Reputation: 667
I was following Andrew Ng's course on Ml and in the Neural network week 4 slide,while talking on modal representation 1 , he mentions that the dimension of the weight matrix is 3X4 as shown below:
I know there is a formula that tells that if there as Sj nodes in the jth layer and sj+1 nodes in the j+1 layer then the dimension of the matrix mapping from the j to j+1 layer will be S(j+1) X (Sj + 1).
But I dont know how the formula came and hence not able to understand the above example.
Upvotes: 1
Views: 1536
Reputation: 620
From the image we understand the following :
For example, In the first layer, j=1 and the number of nodes,sj = 3.
In the architecture shown we have three layers.
Now, theta is the matrix of weights between the layers. Theta is also known as weights or parameters.We have three layers and hence two matrices, theta1 and theta2.

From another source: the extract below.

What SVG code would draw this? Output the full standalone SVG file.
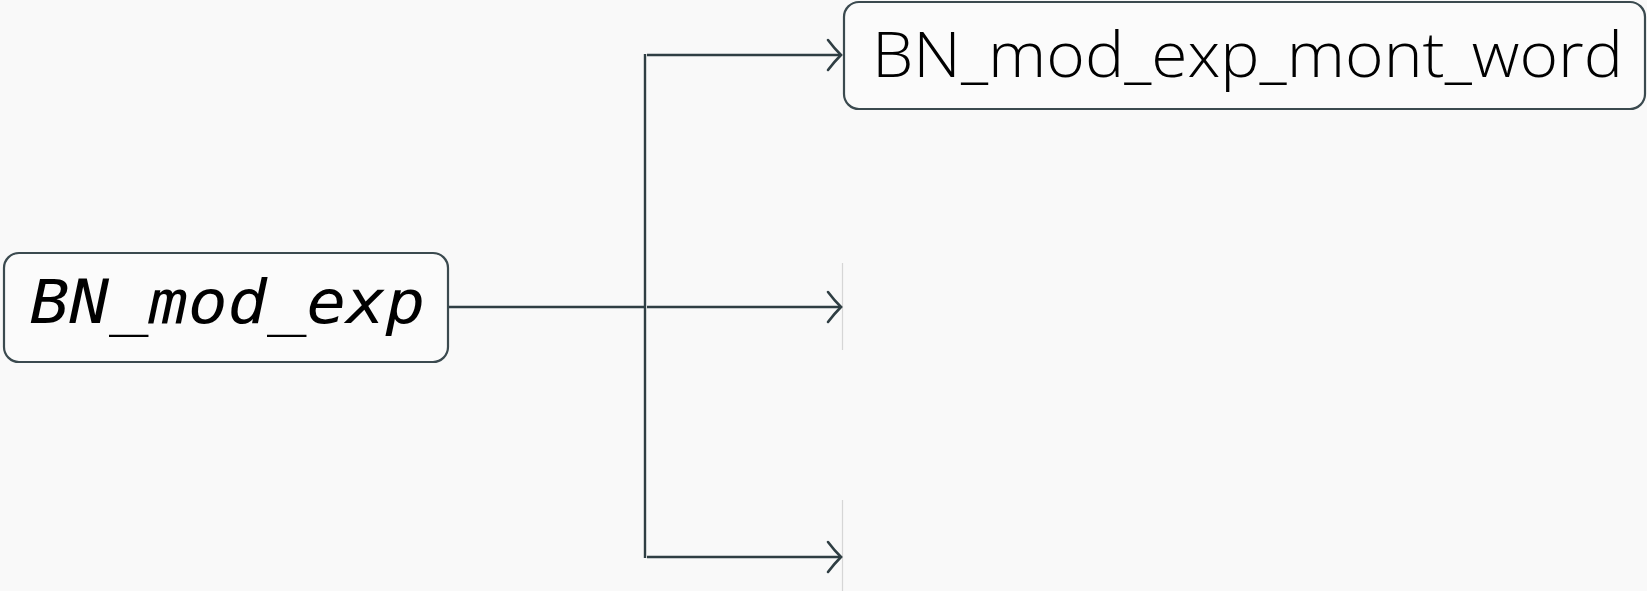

weight_matrix1(Theta1) mapping is between input layer and the hidden layer
weight_matrix2(Theta2) mapping is between the hidden layer and the output layer
By formula:
The dimensions of the weight matrix1(between s2 and s1) = s2 * (s1+1) = 3 *(3+1) = 3 * 4
The dimensions of the weight matrix2(between s3 and s2) = s3 * (s2+1) = 1 *(3+1) = 1 * 4
We add 1 to account for the bias layer x0. For matrix multiplication, the number of rows in matrix1 should be equal to the number of columns in matrix2. We know the dimensions of layer1 and the dimensions of layer 2 in this example, from which we calculate the dimensions of weight_matrix theta.
Upvotes: 0
Reputation: 1254
The size of a Theta (weight) matrix is (outputs x inputs).
The input includes a bias unit.
The output doesn't include the bias unit.
In the diagram, it will be [3 x (3+1)]. Here the additional 1 is the bias unit added to the input.
Hence the simple formula is S(j+1) X (Sj + 1) which is 3 x (3+1)
Upvotes: 2